Westfield woman charged with practicing medicine, writing prescriptions without medical license

A Westfield woman is accused of illegally obtaining prescription drugs, practicing medicine without a license, and writing prescriptions without being authorized to do so, acting Union County Prosecutor Grace H. Park and Westfield Police Chief David Wayman jointly announced Thursday. 

Christine Chansky, 47, of Westfield, is charged with three counts of third-degree distribution of a controlled dangerous substance and single counts of third-degree unauthorized practice of medicine and third-degree obtaining a controlled dangerous substance by fraud.

The charges marked the culmination of an approximately three-month investigation involving the Prosecutor’s Office’s Special Prosecutions Unit and the Westfield Police Department. The investigation revealed that from September 2015 into January 2016, Chansky allegedly distributed a combined total of nearly 1,400 pill doses of zolpidem, an anti-insomnia medication; tramadol, an opioid painkiller; and alprazolam, an anti-anxiety medication.

Chansky allegedly distributed the drugs by illegally writing prescriptions for a friend and a family member, and also by writing prescriptions to nonexistent patients, all while she was unlicensed to practice medicine in New Jersey.
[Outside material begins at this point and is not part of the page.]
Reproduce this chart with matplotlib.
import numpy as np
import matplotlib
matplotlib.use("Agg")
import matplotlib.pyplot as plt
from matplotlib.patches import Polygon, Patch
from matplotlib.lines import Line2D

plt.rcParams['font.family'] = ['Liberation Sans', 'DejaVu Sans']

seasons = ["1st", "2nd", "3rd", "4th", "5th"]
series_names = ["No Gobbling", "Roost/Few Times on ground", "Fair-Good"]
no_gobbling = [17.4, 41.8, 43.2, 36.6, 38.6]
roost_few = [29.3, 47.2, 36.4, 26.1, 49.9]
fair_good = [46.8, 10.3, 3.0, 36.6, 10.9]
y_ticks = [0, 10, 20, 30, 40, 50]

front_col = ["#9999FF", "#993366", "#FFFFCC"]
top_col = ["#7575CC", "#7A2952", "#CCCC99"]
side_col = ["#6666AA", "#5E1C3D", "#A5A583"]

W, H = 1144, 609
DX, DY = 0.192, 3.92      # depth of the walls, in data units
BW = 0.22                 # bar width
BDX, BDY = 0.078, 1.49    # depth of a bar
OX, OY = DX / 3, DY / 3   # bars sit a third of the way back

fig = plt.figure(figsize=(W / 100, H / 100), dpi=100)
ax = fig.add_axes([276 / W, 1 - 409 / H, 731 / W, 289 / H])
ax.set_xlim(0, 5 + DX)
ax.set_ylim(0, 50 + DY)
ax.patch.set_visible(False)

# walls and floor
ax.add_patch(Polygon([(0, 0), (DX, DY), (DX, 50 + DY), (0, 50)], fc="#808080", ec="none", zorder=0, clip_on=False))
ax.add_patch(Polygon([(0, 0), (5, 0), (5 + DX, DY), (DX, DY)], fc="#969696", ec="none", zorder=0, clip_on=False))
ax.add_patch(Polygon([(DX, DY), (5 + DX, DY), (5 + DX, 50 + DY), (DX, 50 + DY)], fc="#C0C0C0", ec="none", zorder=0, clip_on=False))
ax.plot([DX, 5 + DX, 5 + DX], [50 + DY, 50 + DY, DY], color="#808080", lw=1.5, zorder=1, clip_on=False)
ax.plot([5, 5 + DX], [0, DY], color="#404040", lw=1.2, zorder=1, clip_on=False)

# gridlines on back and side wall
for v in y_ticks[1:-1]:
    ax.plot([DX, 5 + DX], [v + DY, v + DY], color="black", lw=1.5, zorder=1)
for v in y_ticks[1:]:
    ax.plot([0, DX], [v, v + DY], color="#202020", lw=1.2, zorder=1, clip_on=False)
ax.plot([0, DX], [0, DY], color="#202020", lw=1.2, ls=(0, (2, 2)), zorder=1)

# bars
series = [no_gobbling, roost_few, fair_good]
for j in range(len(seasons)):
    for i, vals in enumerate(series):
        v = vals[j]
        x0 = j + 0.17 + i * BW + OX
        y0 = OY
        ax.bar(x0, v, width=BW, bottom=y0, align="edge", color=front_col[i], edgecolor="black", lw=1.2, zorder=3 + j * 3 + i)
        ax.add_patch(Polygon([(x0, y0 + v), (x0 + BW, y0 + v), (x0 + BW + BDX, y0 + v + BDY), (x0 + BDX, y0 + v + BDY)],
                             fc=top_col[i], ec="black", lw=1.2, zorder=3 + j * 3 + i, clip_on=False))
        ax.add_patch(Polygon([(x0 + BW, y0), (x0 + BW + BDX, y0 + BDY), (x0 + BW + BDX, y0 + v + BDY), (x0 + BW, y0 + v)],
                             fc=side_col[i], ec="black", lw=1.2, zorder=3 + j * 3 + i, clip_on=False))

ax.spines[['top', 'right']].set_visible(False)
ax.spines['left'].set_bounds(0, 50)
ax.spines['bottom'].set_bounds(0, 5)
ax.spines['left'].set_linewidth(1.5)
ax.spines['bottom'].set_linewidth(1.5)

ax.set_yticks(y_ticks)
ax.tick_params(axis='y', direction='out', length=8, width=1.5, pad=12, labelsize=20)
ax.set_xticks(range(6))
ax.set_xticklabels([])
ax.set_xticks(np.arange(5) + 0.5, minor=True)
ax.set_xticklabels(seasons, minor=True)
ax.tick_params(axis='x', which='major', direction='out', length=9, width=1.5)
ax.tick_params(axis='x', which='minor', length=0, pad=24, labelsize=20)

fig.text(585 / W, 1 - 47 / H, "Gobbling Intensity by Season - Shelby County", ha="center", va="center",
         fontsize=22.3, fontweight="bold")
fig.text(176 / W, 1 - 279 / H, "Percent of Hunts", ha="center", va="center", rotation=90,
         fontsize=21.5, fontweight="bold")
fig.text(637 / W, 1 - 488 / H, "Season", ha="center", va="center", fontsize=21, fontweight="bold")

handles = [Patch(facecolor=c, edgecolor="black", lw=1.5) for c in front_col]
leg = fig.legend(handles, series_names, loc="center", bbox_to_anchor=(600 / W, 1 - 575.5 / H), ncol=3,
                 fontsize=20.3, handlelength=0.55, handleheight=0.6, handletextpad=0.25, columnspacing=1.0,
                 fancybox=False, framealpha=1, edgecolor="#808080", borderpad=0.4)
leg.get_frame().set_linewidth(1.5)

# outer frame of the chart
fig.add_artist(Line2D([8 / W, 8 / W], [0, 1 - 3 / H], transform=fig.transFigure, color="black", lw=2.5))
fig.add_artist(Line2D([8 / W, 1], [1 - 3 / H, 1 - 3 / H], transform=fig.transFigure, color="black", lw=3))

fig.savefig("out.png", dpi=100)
Chansky additionally had her New York State medical license suspended in May 2015, and the Drug Enforcement Administration (DEA) suspended her from writing prescriptions in any state in September 2015.

The charges against Chansky were served via summons Wednesday afternoon, and she is expected to make her first appearance in court next week.
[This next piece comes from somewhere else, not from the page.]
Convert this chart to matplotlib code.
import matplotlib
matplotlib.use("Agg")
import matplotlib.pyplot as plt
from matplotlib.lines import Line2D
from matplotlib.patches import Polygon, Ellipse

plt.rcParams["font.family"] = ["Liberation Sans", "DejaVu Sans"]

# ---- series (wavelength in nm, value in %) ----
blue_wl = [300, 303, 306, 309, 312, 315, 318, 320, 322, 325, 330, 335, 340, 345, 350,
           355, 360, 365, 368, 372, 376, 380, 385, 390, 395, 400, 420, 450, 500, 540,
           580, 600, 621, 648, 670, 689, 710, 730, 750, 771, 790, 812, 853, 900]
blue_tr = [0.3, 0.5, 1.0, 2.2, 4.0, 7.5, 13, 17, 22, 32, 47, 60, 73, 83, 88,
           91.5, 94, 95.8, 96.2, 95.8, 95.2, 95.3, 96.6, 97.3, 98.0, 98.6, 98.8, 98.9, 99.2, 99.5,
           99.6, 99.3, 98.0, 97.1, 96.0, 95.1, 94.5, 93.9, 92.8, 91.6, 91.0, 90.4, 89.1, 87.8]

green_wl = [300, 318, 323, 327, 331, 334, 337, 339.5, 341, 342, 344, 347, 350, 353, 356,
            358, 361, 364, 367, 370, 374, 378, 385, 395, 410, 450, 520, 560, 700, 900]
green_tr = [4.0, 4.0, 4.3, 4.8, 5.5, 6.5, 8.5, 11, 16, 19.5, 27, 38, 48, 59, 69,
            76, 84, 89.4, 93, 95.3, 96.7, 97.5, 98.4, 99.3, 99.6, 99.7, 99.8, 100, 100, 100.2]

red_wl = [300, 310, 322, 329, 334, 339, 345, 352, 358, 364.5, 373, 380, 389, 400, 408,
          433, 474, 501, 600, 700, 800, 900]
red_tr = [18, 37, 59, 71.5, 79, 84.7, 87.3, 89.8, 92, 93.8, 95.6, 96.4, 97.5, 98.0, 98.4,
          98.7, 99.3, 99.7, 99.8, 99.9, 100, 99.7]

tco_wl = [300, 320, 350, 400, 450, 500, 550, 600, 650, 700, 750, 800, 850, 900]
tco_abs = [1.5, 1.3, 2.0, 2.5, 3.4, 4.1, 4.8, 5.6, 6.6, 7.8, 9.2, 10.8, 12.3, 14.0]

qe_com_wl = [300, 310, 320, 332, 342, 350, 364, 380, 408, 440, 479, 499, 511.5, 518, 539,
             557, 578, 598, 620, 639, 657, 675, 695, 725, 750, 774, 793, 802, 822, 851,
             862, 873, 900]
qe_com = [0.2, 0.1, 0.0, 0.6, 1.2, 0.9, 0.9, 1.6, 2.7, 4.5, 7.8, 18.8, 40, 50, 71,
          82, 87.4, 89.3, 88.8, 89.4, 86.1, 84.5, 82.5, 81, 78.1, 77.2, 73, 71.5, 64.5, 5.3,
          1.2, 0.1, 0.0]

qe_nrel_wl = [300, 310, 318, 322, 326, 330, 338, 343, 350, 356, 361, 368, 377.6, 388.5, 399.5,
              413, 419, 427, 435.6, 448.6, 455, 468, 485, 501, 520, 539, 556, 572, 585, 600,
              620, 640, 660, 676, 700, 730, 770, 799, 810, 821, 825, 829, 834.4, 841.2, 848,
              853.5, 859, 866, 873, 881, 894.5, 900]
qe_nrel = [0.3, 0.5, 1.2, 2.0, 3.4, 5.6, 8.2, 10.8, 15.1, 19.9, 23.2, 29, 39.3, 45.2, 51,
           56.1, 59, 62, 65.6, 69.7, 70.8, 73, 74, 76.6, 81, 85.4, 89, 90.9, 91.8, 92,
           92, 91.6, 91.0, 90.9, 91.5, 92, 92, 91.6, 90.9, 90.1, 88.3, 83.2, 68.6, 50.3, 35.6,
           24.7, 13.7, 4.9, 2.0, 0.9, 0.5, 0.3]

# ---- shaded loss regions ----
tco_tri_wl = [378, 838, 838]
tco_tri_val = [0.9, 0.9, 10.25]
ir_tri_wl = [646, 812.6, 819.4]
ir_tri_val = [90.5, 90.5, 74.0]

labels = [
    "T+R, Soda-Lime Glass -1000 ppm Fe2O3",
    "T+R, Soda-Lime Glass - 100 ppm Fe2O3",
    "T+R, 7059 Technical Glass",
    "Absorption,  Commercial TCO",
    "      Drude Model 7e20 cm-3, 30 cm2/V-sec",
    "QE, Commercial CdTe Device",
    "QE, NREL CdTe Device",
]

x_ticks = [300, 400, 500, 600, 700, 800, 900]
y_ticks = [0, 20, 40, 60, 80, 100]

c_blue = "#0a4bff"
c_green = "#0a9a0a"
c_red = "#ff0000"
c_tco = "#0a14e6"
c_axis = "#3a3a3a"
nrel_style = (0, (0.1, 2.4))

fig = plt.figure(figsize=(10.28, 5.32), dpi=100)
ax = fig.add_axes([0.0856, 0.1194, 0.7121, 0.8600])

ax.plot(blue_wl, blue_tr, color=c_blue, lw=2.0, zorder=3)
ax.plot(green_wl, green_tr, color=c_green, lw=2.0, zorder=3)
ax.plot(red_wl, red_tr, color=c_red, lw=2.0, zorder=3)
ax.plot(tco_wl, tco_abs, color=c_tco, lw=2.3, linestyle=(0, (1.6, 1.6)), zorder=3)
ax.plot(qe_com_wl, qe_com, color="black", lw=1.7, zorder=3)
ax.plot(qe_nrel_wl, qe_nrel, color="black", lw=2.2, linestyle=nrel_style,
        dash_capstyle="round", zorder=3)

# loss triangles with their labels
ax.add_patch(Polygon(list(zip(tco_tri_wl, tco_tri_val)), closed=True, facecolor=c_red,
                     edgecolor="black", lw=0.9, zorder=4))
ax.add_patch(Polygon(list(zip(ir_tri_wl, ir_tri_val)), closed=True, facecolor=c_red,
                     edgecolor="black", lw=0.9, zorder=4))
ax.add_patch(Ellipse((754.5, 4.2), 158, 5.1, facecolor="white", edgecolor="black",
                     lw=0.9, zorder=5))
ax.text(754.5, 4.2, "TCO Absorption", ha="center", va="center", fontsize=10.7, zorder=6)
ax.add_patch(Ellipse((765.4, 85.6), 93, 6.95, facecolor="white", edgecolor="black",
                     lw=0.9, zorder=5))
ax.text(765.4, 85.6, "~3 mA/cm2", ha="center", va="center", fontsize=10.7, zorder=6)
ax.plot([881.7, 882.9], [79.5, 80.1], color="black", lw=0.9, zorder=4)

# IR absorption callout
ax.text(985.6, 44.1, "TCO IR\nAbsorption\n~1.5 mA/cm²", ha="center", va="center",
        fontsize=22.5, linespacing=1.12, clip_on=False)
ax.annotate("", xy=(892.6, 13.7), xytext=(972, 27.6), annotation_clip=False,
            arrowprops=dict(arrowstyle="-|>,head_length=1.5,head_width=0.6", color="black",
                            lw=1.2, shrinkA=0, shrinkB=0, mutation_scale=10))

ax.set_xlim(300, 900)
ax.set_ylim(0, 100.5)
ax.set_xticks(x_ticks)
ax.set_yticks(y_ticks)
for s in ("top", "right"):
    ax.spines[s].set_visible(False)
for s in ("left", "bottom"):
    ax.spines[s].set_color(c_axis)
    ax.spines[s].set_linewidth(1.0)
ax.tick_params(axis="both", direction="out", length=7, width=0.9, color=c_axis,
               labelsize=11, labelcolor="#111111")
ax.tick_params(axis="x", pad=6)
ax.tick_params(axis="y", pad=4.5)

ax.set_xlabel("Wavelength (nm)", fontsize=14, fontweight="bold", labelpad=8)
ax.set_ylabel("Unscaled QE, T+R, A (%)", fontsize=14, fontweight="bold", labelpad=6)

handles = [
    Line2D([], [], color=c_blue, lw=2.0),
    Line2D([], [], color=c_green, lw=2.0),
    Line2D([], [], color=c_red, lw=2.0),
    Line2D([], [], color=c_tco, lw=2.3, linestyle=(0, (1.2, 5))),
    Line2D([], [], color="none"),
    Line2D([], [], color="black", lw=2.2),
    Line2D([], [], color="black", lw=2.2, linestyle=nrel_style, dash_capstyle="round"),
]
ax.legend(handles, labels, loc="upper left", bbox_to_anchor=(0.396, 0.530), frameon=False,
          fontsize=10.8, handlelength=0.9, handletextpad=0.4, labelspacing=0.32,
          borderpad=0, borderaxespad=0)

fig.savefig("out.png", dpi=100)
Anyone with additional information about Chansky’s activities is being urged to contact Westfield Police Department Detective Dennis DaSilva or Detective Baron Chambliss at 908-789-4000.

Convictions on third-degree criminal charges are typically punishable by 3 to 5 years in state prison.

These criminal charges are mere accusations. Each defendant is presumed innocent until proven guilty in a court of law.